AIM:
Starting at the first line of the listing below, repeat each line exactly until the line containing "const ringLevels = [50, 100, 150, 200];", which you include. Leave out pictures.

DATASET CONTENT:

■ ■ ■ ■

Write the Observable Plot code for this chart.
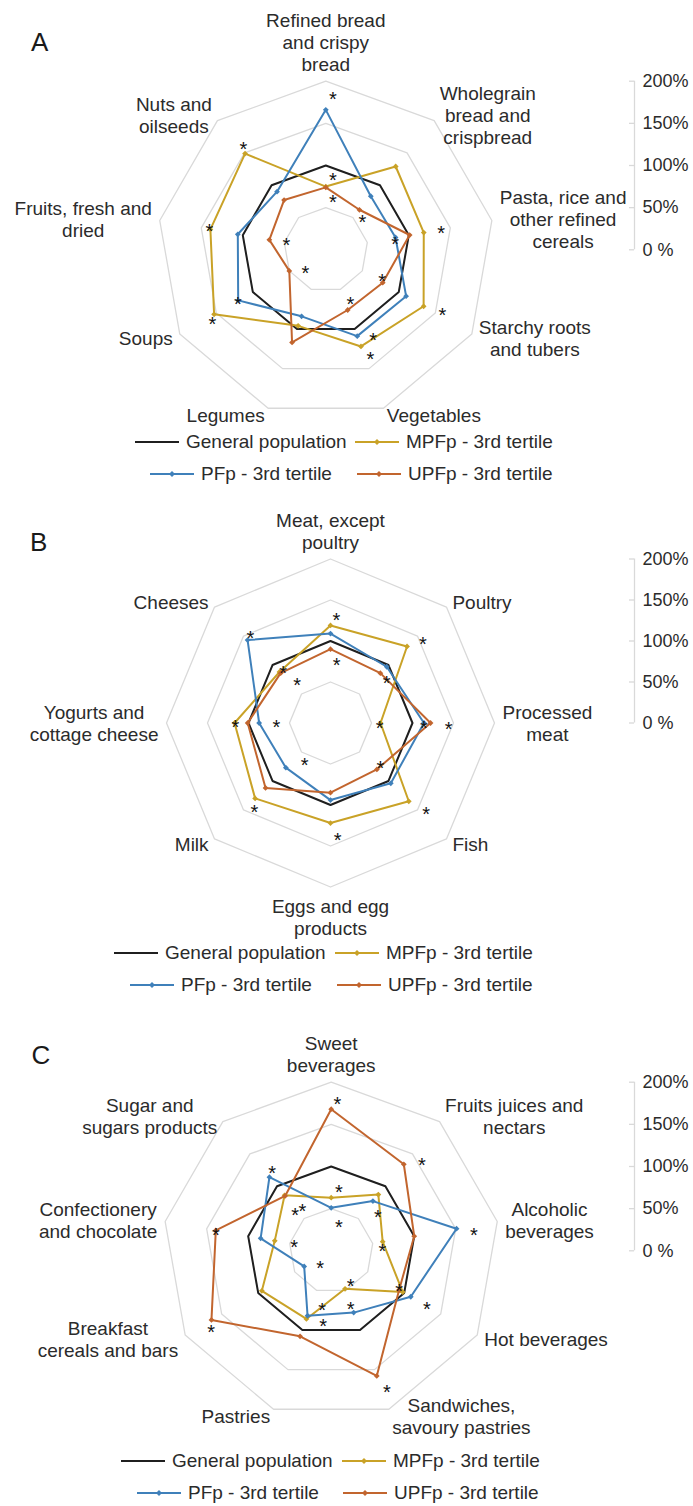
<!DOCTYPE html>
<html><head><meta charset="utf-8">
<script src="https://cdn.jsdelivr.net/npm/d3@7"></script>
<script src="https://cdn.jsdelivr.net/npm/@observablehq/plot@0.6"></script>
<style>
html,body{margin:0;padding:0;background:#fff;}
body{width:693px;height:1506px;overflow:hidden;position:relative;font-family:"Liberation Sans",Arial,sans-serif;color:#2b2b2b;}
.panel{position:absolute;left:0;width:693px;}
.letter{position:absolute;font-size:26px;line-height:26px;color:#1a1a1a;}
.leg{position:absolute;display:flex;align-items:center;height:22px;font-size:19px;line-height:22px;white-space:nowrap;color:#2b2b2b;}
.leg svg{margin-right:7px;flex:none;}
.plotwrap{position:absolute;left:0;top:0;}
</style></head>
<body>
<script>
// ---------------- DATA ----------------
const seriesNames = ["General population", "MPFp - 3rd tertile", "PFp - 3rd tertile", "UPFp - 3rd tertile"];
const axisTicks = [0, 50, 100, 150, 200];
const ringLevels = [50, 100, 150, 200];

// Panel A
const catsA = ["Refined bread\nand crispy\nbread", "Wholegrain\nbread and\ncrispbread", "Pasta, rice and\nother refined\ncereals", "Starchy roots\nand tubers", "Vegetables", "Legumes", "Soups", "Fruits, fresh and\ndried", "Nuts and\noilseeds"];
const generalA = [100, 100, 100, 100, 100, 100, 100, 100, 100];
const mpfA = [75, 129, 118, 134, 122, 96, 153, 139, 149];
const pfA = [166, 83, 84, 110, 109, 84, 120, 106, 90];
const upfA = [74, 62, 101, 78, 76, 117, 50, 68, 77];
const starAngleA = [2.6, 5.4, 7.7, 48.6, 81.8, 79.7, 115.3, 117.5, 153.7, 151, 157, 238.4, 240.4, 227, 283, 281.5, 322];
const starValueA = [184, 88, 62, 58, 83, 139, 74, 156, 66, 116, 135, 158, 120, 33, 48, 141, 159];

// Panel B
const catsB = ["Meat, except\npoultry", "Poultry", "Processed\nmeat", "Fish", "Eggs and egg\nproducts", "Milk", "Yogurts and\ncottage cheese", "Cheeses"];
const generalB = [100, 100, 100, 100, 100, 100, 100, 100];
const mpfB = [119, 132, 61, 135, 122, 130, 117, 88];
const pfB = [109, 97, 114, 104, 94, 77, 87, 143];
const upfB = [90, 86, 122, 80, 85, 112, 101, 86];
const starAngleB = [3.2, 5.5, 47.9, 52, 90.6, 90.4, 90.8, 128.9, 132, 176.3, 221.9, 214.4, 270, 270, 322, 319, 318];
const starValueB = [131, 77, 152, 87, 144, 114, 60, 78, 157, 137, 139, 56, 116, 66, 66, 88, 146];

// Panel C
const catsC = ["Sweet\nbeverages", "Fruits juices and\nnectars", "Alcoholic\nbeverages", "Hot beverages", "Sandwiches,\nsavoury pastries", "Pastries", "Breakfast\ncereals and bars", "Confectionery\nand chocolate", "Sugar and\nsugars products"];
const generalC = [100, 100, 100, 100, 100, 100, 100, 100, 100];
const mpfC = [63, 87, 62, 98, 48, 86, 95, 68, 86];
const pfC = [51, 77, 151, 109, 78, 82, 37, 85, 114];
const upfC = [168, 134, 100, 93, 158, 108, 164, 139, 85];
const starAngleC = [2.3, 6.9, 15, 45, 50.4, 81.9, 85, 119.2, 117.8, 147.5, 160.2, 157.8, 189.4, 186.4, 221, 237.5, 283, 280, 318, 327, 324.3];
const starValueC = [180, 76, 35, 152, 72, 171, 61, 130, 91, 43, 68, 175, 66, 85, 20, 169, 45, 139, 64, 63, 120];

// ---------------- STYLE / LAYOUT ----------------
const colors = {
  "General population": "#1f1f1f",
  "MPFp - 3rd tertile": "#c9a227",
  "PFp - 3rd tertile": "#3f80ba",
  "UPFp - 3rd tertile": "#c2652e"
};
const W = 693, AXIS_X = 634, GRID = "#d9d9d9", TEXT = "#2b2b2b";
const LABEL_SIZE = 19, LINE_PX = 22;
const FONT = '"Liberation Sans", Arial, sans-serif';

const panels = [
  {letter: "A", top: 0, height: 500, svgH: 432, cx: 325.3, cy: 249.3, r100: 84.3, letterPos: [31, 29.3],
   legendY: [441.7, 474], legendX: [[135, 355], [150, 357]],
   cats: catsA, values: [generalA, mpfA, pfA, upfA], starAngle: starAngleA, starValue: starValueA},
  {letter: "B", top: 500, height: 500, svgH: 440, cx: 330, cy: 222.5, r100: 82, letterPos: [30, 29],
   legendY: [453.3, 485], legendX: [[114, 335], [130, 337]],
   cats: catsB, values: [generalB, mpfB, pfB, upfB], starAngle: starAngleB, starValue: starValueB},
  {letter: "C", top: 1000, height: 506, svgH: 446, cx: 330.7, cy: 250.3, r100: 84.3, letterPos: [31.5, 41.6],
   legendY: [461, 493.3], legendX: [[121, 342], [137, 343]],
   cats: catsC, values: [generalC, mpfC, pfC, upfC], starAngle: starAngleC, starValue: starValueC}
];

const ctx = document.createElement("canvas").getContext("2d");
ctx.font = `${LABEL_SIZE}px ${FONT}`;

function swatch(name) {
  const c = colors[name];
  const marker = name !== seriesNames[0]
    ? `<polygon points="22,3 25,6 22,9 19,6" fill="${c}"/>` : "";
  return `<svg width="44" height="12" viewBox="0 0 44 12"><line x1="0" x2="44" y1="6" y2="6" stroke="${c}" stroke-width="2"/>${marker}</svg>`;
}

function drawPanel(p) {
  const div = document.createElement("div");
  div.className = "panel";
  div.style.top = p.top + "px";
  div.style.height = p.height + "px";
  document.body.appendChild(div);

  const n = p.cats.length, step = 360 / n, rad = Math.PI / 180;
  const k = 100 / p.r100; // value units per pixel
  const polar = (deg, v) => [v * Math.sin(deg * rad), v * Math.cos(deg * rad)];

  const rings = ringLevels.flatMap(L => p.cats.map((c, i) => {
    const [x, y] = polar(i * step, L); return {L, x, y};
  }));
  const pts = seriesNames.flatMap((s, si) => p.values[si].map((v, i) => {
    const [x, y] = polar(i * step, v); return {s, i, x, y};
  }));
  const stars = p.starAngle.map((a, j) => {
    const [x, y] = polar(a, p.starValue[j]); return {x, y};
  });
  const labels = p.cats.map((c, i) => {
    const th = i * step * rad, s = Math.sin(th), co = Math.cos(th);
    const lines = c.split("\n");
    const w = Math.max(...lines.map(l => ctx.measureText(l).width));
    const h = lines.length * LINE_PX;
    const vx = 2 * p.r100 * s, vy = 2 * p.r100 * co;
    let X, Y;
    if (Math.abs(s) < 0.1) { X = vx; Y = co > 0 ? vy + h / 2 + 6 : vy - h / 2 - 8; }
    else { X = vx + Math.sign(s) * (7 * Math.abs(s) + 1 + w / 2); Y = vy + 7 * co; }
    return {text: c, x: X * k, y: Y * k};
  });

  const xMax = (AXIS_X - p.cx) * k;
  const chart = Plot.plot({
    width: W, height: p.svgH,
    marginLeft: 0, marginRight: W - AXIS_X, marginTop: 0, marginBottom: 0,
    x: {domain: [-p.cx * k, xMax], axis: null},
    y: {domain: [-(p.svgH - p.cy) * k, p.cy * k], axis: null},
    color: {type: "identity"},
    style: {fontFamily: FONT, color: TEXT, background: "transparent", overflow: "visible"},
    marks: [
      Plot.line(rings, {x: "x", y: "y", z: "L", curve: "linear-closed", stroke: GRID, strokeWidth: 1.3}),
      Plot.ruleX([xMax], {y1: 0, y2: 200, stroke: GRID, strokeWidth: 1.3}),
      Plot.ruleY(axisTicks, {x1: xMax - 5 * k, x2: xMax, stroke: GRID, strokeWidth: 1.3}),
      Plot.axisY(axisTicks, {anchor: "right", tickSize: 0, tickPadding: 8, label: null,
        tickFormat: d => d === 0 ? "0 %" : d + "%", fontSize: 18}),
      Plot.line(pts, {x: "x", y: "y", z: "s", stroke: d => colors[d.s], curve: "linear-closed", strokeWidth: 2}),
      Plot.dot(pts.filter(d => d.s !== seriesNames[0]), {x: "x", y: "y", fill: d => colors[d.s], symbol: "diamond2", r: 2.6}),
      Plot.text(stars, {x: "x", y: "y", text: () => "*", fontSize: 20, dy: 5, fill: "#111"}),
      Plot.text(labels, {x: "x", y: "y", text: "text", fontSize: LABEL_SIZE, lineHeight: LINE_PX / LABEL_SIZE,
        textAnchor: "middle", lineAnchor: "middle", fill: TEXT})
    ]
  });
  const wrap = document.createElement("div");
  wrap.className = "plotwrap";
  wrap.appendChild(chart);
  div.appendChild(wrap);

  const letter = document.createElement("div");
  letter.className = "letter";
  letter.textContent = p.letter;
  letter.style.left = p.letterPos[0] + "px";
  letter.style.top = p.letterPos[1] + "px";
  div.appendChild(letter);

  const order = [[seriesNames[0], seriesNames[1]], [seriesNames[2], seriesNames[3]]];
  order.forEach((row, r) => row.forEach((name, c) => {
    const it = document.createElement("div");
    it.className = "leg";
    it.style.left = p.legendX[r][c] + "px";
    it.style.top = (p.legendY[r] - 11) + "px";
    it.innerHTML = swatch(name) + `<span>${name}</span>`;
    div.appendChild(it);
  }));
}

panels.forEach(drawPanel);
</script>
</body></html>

■ ■ ■ ■

IN RESPONSE:
Write the Observable Plot code for this chart.
<!DOCTYPE html>
<html><head><meta charset="utf-8">
<script src="https://cdn.jsdelivr.net/npm/d3@7"></script>
<script src="https://cdn.jsdelivr.net/npm/@observablehq/plot@0.6"></script>
<style>
html,body{margin:0;padding:0;background:#fff;}
body{width:693px;height:1506px;overflow:hidden;position:relative;font-family:"Liberation Sans",Arial,sans-serif;color:#2b2b2b;}
.panel{position:absolute;left:0;width:693px;}
.letter{position:absolute;font-size:26px;line-height:26px;color:#1a1a1a;}
.leg{position:absolute;display:flex;align-items:center;height:22px;font-size:19px;line-height:22px;white-space:nowrap;color:#2b2b2b;}
.leg svg{margin-right:7px;flex:none;}
.plotwrap{position:absolute;left:0;top:0;}
</style></head>
<body>
<script>
// ---------------- DATA ----------------
const seriesNames = ["General population", "MPFp - 3rd tertile", "PFp - 3rd tertile", "UPFp - 3rd tertile"];
const axisTicks = [0, 50, 100, 150, 200];
const ringLevels = [50, 100, 150, 200];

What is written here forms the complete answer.